Problem requirements
Among the lines of the listing below, retype exactly those from the one containing "What matplotlib code" through the one containing "b2 = ax.bar(x", both included. Do not include pictures.

** START Data shown **

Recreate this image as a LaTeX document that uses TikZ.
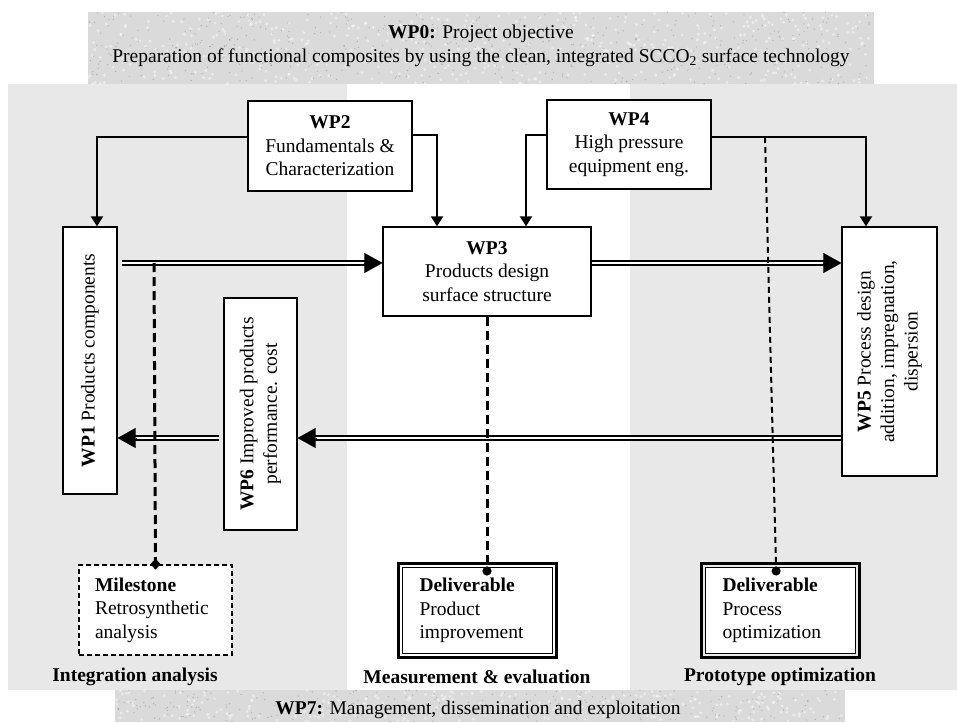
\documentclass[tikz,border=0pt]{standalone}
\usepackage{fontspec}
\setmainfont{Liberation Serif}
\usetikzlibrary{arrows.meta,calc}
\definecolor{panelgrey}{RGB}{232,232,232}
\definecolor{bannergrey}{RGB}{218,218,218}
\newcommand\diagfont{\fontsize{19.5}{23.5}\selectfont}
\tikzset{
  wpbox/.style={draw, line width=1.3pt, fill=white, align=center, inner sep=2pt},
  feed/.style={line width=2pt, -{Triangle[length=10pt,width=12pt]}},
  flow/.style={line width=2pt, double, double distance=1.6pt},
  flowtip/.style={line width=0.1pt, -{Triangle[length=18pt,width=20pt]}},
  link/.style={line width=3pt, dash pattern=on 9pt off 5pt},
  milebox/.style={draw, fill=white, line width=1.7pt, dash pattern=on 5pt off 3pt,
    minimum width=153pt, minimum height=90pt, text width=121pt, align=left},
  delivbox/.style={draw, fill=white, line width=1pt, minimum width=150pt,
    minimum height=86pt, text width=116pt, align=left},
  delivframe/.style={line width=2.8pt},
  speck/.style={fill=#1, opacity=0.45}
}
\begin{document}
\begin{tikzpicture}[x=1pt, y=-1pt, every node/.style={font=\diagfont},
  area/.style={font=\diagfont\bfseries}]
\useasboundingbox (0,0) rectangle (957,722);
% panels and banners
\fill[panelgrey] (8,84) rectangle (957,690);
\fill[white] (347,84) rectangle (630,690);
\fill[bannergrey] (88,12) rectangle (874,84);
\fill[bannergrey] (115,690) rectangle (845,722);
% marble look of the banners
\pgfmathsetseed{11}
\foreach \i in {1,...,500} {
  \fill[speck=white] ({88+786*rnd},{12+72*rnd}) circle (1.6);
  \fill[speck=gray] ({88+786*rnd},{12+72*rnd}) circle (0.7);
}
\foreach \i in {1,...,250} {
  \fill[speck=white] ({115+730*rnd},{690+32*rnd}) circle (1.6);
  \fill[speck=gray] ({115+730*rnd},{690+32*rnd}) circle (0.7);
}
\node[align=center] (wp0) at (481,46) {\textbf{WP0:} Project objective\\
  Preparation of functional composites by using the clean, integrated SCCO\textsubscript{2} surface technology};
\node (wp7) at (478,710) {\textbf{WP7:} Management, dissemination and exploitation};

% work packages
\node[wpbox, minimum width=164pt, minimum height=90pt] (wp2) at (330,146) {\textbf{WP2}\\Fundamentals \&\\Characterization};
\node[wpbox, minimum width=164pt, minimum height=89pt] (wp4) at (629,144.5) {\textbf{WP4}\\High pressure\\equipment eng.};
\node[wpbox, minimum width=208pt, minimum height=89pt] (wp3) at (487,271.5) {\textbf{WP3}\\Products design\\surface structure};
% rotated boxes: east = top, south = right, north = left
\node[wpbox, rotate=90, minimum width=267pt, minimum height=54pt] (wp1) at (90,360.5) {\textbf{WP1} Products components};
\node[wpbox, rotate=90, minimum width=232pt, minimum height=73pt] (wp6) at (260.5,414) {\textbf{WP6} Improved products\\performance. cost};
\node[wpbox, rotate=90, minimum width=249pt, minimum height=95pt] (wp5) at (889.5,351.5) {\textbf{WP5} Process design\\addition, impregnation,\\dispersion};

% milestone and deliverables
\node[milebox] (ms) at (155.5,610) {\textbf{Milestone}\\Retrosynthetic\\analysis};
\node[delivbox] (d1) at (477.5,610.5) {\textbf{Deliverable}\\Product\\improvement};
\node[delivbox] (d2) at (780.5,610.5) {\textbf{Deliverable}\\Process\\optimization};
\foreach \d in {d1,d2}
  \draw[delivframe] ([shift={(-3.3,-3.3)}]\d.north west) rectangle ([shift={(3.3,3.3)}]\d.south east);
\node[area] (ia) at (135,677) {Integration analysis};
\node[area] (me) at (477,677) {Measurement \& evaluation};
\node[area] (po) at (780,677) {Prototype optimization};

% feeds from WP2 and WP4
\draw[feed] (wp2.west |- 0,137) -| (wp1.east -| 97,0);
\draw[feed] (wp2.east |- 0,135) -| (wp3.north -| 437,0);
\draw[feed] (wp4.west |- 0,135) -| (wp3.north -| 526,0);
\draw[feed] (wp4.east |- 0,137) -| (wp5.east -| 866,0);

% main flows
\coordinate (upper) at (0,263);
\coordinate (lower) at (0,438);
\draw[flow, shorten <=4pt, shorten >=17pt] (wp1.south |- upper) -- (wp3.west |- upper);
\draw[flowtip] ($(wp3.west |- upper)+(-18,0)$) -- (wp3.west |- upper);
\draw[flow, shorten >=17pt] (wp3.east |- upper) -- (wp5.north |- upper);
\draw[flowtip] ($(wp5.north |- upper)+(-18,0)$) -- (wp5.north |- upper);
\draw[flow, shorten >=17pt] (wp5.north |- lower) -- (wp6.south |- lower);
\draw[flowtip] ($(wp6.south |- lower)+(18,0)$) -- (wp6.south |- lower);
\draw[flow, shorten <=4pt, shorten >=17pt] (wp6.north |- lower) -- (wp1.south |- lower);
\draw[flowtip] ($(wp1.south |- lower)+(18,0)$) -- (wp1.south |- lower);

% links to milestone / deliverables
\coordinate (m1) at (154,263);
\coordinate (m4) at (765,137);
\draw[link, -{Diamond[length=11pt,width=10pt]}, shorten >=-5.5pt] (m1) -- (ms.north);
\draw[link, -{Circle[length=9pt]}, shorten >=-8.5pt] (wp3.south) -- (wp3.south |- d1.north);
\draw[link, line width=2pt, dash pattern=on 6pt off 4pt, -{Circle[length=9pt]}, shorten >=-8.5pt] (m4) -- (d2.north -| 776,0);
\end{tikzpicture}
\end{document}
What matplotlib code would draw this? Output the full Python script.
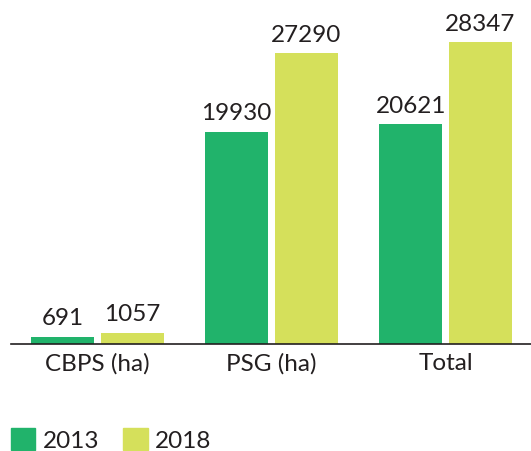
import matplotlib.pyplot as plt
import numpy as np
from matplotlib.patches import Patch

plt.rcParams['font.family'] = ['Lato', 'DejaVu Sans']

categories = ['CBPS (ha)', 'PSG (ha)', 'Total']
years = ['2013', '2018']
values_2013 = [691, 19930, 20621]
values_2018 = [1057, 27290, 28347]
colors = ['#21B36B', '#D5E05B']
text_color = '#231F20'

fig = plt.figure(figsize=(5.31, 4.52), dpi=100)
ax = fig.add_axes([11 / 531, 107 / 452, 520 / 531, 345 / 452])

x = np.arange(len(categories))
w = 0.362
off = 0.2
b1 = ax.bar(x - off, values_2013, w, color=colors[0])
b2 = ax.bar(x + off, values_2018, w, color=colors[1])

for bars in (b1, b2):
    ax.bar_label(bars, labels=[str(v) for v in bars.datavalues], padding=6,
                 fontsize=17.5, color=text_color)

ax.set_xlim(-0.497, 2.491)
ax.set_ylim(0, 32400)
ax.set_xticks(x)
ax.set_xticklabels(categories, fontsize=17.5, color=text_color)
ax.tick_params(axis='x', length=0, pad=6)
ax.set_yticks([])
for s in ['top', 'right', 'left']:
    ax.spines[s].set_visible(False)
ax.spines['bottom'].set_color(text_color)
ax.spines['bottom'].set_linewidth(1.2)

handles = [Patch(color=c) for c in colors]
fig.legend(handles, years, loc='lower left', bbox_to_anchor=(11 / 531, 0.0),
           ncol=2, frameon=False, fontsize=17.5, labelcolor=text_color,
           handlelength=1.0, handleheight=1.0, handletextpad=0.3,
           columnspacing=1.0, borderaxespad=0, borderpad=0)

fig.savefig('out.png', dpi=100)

** END Data shown **

Task solution
What matplotlib code would draw this? Output the full Python script.
import matplotlib.pyplot as plt
import numpy as np
from matplotlib.patches import Patch

plt.rcParams['font.family'] = ['Lato', 'DejaVu Sans']

categories = ['CBPS (ha)', 'PSG (ha)', 'Total']
years = ['2013', '2018']
values_2013 = [691, 19930, 20621]
values_2018 = [1057, 27290, 28347]
colors = ['#21B36B', '#D5E05B']
text_color = '#231F20'

fig = plt.figure(figsize=(5.31, 4.52), dpi=100)
ax = fig.add_axes([11 / 531, 107 / 452, 520 / 531, 345 / 452])

x = np.arange(len(categories))
w = 0.362
off = 0.2
b1 = ax.bar(x - off, values_2013, w, color=colors[0])
b2 = ax.bar(x + off, values_2018, w, color=colors[1])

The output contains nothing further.